Heydon’s choice of giving this film a real Trainspotting feel is likely to split audiences though. Some will see it as ‘borrowing’ from Danny Boyle while others will see that this is perhaps the only way to capture Irvine Welsh’s work for the big screen. One thing that Irvine Welsh’s Ecstasy does share with its older cousin is a kick-ass soundtrack. The music does capture the essence of the film and Heydon uses it well with montages that show that he has what it takes to make it as a director.

Aside from announcing Heydon to the world the film will also launch Adam Sinclair’s career. So far he’s been slumming it in bombs like Van Wilder 2, but here Sinclair is a genuine star… and with looks to kill the world is his oyster. Some of the touching scenes that Sinclair portrays with his on screen father, Jim (Stephen McHattie) are emotional to watch, and while the great screenwriting helps most of the brilliance comes from Sinclair and McHattie.

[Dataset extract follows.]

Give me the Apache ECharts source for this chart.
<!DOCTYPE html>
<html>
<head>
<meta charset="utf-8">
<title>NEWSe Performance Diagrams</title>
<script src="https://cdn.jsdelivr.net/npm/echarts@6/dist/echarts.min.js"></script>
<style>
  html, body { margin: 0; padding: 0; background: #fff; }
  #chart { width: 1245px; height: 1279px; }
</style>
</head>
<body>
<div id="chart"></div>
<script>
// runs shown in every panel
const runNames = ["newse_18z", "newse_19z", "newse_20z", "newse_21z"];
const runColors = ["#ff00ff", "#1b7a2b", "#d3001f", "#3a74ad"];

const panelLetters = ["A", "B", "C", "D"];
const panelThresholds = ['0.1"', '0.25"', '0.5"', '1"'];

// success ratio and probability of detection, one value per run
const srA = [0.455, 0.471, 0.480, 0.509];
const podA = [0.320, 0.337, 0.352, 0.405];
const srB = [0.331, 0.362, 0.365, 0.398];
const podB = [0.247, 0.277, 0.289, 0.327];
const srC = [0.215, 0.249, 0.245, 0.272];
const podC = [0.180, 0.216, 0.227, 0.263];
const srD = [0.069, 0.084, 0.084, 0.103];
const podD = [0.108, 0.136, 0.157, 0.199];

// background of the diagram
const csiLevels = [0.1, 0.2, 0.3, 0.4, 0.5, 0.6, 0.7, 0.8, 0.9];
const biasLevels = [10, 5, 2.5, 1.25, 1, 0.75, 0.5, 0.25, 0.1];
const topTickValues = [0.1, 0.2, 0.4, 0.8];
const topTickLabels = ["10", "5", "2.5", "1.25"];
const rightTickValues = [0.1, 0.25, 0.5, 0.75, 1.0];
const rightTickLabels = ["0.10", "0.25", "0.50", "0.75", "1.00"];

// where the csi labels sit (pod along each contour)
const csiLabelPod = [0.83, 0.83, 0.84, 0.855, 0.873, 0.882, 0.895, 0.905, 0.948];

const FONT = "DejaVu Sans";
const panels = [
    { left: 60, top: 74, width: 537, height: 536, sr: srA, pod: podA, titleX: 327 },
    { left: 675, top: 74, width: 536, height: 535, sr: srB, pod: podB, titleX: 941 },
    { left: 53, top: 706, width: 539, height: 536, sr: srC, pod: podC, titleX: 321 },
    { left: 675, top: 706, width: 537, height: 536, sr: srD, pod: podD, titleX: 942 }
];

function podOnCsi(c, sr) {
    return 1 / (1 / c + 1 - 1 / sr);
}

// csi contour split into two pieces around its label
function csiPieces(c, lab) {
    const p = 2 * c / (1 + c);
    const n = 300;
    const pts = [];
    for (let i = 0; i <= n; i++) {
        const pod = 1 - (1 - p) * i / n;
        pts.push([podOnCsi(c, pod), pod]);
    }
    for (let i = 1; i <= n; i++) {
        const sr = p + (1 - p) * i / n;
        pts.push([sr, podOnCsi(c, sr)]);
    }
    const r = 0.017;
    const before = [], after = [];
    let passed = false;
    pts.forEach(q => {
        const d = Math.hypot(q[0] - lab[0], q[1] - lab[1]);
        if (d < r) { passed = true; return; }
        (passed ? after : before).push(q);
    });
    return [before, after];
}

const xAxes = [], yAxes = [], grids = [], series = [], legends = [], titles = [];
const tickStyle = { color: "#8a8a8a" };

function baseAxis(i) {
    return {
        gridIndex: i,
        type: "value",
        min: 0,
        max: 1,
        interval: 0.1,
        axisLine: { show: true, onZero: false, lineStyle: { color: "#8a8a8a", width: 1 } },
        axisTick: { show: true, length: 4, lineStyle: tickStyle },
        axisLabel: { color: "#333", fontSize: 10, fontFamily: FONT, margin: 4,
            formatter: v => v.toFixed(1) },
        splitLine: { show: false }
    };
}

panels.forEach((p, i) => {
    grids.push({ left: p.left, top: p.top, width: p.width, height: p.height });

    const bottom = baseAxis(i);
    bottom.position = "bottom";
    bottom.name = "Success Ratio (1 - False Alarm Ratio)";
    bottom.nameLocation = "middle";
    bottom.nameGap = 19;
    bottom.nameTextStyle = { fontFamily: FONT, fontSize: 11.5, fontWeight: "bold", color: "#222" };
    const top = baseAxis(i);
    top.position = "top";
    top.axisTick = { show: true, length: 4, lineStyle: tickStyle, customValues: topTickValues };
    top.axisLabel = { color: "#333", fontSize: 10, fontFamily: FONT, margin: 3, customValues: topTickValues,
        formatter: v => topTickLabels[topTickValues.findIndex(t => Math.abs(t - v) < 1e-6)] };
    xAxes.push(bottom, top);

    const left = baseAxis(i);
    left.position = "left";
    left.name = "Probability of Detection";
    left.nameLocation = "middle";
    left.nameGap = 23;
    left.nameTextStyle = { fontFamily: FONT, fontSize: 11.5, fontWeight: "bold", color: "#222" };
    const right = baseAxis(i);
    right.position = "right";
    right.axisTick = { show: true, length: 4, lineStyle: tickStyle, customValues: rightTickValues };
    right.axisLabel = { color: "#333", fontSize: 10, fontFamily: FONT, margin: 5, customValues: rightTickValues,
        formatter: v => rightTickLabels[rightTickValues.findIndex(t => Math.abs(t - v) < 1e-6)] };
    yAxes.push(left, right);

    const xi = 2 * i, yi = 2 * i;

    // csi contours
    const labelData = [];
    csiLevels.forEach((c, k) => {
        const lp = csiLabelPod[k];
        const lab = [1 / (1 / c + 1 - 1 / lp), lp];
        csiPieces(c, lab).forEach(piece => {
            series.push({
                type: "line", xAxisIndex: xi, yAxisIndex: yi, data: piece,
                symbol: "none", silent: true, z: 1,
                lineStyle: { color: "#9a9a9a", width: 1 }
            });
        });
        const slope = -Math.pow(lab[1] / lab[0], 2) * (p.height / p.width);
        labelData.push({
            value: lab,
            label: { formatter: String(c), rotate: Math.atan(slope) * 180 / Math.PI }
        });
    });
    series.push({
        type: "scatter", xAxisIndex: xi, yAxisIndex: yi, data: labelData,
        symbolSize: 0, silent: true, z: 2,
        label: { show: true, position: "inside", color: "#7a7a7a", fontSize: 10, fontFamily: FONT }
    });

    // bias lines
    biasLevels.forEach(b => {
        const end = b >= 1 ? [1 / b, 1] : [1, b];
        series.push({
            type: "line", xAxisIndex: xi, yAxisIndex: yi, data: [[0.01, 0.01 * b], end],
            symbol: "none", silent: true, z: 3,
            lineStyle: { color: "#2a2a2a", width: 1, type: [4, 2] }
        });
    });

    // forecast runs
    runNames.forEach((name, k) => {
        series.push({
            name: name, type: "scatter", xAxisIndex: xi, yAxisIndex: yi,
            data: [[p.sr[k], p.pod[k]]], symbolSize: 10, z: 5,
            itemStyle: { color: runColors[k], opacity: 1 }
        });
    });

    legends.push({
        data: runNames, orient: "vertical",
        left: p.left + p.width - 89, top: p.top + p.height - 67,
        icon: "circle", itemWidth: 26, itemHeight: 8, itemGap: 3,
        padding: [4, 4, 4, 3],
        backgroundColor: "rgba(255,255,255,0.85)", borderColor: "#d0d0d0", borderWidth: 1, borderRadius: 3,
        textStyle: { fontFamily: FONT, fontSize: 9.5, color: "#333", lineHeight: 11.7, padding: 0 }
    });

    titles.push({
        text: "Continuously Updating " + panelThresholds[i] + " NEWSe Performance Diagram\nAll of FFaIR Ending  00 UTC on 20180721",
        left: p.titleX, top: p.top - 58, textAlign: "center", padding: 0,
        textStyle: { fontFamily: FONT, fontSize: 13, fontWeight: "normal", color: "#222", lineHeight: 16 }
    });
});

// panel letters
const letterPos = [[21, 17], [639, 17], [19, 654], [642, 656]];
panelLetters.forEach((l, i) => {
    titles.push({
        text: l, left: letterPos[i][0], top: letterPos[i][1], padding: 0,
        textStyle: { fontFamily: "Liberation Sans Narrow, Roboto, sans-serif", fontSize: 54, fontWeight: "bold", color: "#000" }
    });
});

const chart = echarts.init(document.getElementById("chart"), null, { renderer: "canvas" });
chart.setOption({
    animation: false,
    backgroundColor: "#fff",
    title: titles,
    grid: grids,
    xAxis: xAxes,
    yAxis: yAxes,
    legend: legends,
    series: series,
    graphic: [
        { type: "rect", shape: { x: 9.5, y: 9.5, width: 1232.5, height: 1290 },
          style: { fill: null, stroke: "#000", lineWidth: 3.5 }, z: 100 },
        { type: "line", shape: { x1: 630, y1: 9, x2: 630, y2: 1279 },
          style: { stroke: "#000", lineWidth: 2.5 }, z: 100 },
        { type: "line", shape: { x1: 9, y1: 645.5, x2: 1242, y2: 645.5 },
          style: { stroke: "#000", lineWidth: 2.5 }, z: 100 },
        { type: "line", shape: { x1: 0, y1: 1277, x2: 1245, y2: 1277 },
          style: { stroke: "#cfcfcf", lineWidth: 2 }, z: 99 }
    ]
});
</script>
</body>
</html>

Billy Boyd also does a fabulous job playing the very difficult Woodsy while Smallville fans will be relieved to see that Kristin Kreuk has finally been given a role with some teeth. Her talents have been wasted with the B-Grade work that she has been doing recently but this time they are there for all to see.

Part love story, part drug drama Irvine Welsh’s Ecstasy is an absolute ripper of a film. With some great acting and one of the best scripts to surface for a while this film is an absolute must see… and you’ll be talking about for a long time to come.